[THE PROBLEM]
Skip the pictures. Set down, word for word, the lines from the start of the material up to and including the line with "const fmt = v".
╔══
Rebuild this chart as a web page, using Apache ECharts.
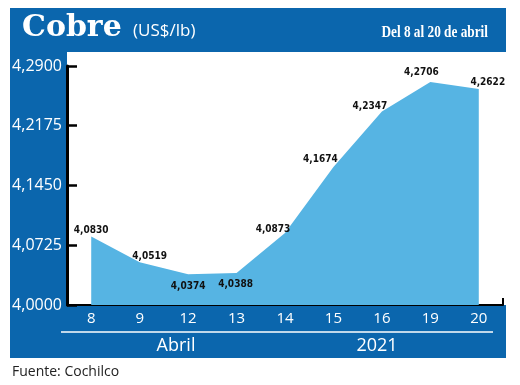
<!DOCTYPE html>
<html><head><meta charset="utf-8">
<script src="https://cdn.jsdelivr.net/npm/echarts@6/dist/echarts.min.js"></script>
<style>html,body{margin:0;padding:0;background:#fff}#c{width:520px;height:385px}</style>
</head><body><div id="c"></div>
<script>
const categories = ['8', '9', '12', '13', '14', '15', '16', '19', '20'];
const values = [4.0830, 4.0519, 4.0374, 4.0388, 4.0873, 4.1674, 4.2347, 4.2706, 4.2622];
const yTicks = [4.0000, 4.0725, 4.1450, 4.2175, 4.2900];
const groupLabels = ['Abril', '2021'];
const titleText = 'Cobre';
const unitText = '(US$/lb)';
const periodText = 'Del 8 al 20 de abril';
const sourceText = 'Fuente: Cochilco';

const BLUE = '#0b66ad';
const AREA = '#56b4e3';
const fmt = v => Number(v).toFixed(4).replace('.', ',');

// label nudges relative to 'top' placement
const nudges = [[0,4],[10,5],[0,23],[-1,22],[-12,7],[-13,3],[-12,5],[-9,1],[9,4]];

const chart = echarts.init(document.getElementById('c'), null, {renderer: 'canvas'});
chart.setOption({
  animation: false,
  backgroundColor: '#fff',
  graphic: [
    {type: 'rect', shape: {x: 10, y: 8, width: 496, height: 350}, style: {fill: BLUE}, z: -10},
    {type: 'rect', shape: {x: 67, y: 52, width: 439, height: 253}, style: {fill: '#fff'}, z: -9},
    {type: 'text', x: 22, y: 28, style: {text: titleText, fill: '#fff', font: 'bold 30px "DejaVu Serif"', verticalAlign: 'middle'}},
    {type: 'text', x: 133, y: 31, style: {text: unitText, fill: '#fff', font: '17px "Open Sans"', verticalAlign: 'middle'}},
    {type: 'text', x: 488, y: 33, scaleX: 0.83, style: {text: periodText, fill: '#fff', font: 'bold 16px "Liberation Serif"', align: 'right', verticalAlign: 'middle'}},
    {type: 'line', shape: {x1: 503, y1: 305, x2: 503, y2: 298}, style: {stroke: '#000', lineWidth: 2}},
    {type: 'line', shape: {x1: 61, y1: 332, x2: 493, y2: 332}, style: {stroke: '#fff', lineWidth: 1.5}},
    {type: 'text', x: 176, y: 346, style: {text: groupLabels[0], fill: '#fff', font: '18px "Open Sans"', align: 'center', verticalAlign: 'middle'}},
    {type: 'text', x: 377, y: 346, style: {text: groupLabels[1], fill: '#fff', font: '18px "Open Sans"', align: 'center', verticalAlign: 'middle'}},
    {type: 'text', x: 12, y: 372, style: {text: sourceText, fill: '#222', font: '14px "Open Sans"', verticalAlign: 'middle'}}
  ],
  grid: {left: 67, right: 17, top: 66, bottom: 80, containLabel: false},
  xAxis: {
    type: 'category', data: categories, boundaryGap: true,
    axisLine: {lineStyle: {color: '#000', width: 2}},
    axisTick: {show: false},
    axisLabel: {color: '#fff', fontSize: 15, fontFamily: 'Open Sans', margin: 6}
  },
  yAxis: {
    type: 'value', min: 4.0, max: 4.29,
    axisLine: {show: true, lineStyle: {color: '#000', width: 3}},
    axisTick: {show: true, inside: true, length: 10, lineStyle: {color: '#000', width: 2.5}, customValues: yTicks},
    axisLabel: {color: '#fff', fontSize: 16, fontFamily: 'Open Sans', margin: 5, padding: [4, 0, 0, 0], formatter: fmt, customValues: yTicks},
    splitLine: {show: false}
  },
  series: [{
    type: 'line',
    data: values.map((v, i) => ({value: v, label: {offset: nudges[i]}})),
    symbol: 'circle', symbolSize: 1, showSymbol: true,
    itemStyle: {color: 'rgba(0,0,0,0)'},
    lineStyle: {width: 0, color: AREA},
    areaStyle: {color: AREA, opacity: 1},
    label: {
      show: true, position: 'top', distance: 5,
      color: '#111', fontSize: 10, fontWeight: 'bold',
      fontFamily: '"Liberation Sans Narrow", "DejaVu Sans Condensed", "Liberation Sans", sans-serif',
      formatter: p => fmt(p.value)
    }
  }]
});
</script></body></html>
╚══
[THE RESPONSE]
Rebuild this chart as a web page, using Apache ECharts.
<!DOCTYPE html>
<html><head><meta charset="utf-8">
<script src="https://cdn.jsdelivr.net/npm/echarts@6/dist/echarts.min.js"></script>
<style>html,body{margin:0;padding:0;background:#fff}#c{width:520px;height:385px}</style>
</head><body><div id="c"></div>
<script>
const categories = ['8', '9', '12', '13', '14', '15', '16', '19', '20'];
const values = [4.0830, 4.0519, 4.0374, 4.0388, 4.0873, 4.1674, 4.2347, 4.2706, 4.2622];
const yTicks = [4.0000, 4.0725, 4.1450, 4.2175, 4.2900];
const groupLabels = ['Abril', '2021'];
const titleText = 'Cobre';
const unitText = '(US$/lb)';
const periodText = 'Del 8 al 20 de abril';
const sourceText = 'Fuente: Cochilco';

const BLUE = '#0b66ad';
const AREA = '#56b4e3';
const fmt = v => Number(v).toFixed(4).replace('.', ',');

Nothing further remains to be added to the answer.